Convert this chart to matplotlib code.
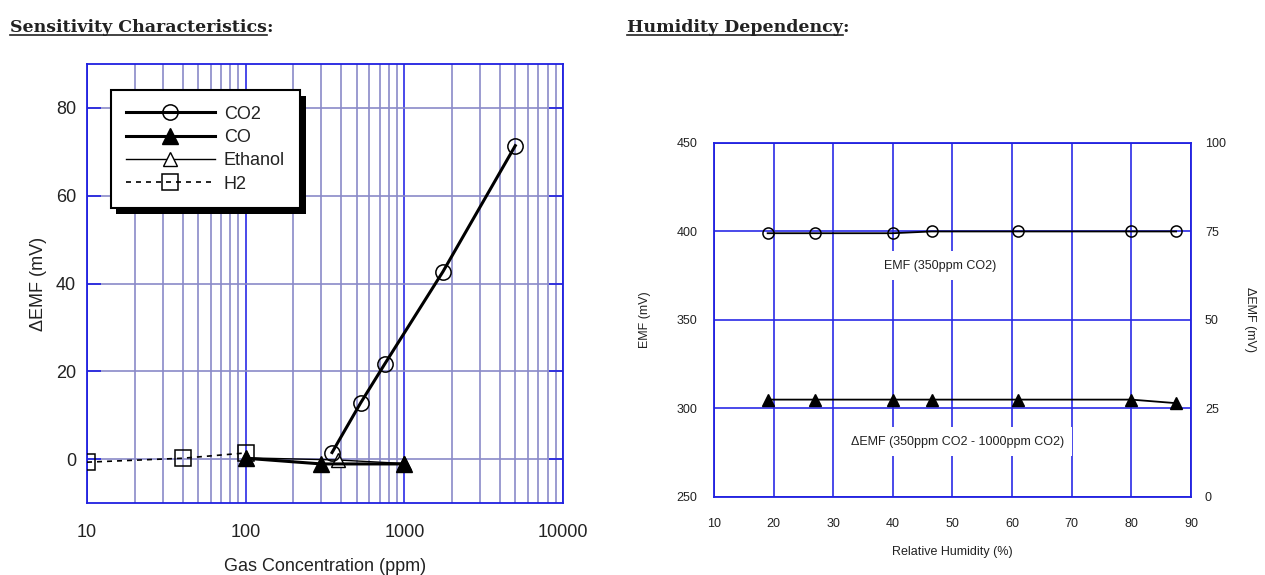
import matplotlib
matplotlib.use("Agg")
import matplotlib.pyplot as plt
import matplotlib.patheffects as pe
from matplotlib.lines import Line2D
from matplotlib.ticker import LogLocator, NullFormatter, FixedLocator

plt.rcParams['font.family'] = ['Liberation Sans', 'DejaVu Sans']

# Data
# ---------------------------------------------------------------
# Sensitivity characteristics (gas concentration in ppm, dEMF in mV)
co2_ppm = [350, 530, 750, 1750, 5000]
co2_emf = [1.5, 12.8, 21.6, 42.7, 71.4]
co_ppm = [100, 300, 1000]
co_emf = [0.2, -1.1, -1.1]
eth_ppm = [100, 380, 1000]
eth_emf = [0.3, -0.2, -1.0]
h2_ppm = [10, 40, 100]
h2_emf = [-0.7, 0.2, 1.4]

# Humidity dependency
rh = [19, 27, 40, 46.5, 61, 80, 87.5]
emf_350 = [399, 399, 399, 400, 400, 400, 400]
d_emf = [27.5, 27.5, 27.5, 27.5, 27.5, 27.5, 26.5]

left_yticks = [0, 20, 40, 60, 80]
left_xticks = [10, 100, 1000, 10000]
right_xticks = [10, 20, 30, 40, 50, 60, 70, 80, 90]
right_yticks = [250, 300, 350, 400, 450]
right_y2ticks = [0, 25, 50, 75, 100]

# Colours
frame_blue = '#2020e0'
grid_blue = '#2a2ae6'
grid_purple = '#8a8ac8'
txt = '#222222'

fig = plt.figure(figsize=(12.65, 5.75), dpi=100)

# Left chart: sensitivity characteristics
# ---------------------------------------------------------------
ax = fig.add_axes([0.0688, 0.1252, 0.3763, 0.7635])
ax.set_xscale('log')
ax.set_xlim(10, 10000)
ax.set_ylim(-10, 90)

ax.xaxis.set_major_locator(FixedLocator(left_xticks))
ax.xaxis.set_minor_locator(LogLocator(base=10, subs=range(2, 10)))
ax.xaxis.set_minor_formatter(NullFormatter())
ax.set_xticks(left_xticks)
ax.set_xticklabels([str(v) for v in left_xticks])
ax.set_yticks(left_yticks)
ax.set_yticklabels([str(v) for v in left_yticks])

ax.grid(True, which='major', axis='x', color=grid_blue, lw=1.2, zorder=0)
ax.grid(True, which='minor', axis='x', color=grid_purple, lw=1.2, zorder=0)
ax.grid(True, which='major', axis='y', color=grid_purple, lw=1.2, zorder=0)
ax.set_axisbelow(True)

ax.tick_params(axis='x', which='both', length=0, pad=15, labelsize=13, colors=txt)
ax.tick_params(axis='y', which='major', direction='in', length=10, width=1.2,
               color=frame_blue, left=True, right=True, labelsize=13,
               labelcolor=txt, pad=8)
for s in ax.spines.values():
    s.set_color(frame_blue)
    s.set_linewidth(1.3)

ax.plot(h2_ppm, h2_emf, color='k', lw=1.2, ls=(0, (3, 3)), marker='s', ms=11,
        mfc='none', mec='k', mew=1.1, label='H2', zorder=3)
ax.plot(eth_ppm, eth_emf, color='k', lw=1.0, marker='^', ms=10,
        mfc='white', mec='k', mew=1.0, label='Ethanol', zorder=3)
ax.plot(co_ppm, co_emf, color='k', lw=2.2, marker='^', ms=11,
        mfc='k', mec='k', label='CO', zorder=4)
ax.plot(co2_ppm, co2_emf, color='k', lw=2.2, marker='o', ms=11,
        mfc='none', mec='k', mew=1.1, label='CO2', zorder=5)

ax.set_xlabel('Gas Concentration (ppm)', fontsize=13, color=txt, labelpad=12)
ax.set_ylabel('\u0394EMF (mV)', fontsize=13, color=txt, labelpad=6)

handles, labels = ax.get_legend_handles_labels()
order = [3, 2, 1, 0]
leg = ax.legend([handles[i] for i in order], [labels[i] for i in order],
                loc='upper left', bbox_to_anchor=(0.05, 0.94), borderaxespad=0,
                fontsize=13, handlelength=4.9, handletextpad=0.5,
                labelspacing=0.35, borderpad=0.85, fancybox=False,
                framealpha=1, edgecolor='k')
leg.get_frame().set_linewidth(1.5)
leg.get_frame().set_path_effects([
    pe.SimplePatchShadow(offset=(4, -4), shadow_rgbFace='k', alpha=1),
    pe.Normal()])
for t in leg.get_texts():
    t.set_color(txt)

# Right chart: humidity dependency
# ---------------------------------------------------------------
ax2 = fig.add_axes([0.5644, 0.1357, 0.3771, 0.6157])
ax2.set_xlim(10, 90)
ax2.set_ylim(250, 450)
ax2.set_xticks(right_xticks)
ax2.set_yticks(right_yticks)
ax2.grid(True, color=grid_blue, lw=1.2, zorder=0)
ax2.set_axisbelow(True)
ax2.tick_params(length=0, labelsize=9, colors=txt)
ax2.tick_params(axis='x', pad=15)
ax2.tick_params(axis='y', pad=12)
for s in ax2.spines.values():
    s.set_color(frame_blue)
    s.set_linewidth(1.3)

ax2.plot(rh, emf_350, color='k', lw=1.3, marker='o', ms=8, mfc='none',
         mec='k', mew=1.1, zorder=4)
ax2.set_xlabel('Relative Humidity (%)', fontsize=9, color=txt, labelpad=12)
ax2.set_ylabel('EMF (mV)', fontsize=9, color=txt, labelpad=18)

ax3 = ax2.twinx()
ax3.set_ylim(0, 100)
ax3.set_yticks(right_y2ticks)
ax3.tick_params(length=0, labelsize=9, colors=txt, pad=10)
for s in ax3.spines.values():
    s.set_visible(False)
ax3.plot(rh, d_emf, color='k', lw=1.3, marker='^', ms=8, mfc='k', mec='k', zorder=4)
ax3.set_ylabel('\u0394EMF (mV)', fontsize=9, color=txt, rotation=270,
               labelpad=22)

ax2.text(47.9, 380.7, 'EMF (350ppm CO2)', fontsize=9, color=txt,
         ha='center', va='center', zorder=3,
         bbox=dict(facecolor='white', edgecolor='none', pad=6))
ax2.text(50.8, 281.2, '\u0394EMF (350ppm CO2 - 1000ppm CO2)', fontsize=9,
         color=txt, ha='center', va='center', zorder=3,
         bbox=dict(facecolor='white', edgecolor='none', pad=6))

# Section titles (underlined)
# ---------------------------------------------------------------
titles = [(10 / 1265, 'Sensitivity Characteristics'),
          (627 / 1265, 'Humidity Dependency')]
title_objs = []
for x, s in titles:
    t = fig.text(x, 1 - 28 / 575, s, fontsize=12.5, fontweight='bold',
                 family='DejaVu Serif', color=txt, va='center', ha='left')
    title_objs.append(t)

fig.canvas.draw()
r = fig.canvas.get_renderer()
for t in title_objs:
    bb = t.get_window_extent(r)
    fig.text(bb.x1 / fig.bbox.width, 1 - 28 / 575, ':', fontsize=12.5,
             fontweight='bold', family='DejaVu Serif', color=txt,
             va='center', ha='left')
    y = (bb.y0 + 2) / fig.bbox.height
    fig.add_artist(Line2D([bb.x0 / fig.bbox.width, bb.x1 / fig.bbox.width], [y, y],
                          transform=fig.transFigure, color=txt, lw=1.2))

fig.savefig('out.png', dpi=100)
_____
* **TASK INSTRUCTIONS**:
Check each line of the material above for "matplotlib" and say how many lines contain it, giving the number alone.

* **PROBLEM SOLUTION**:
7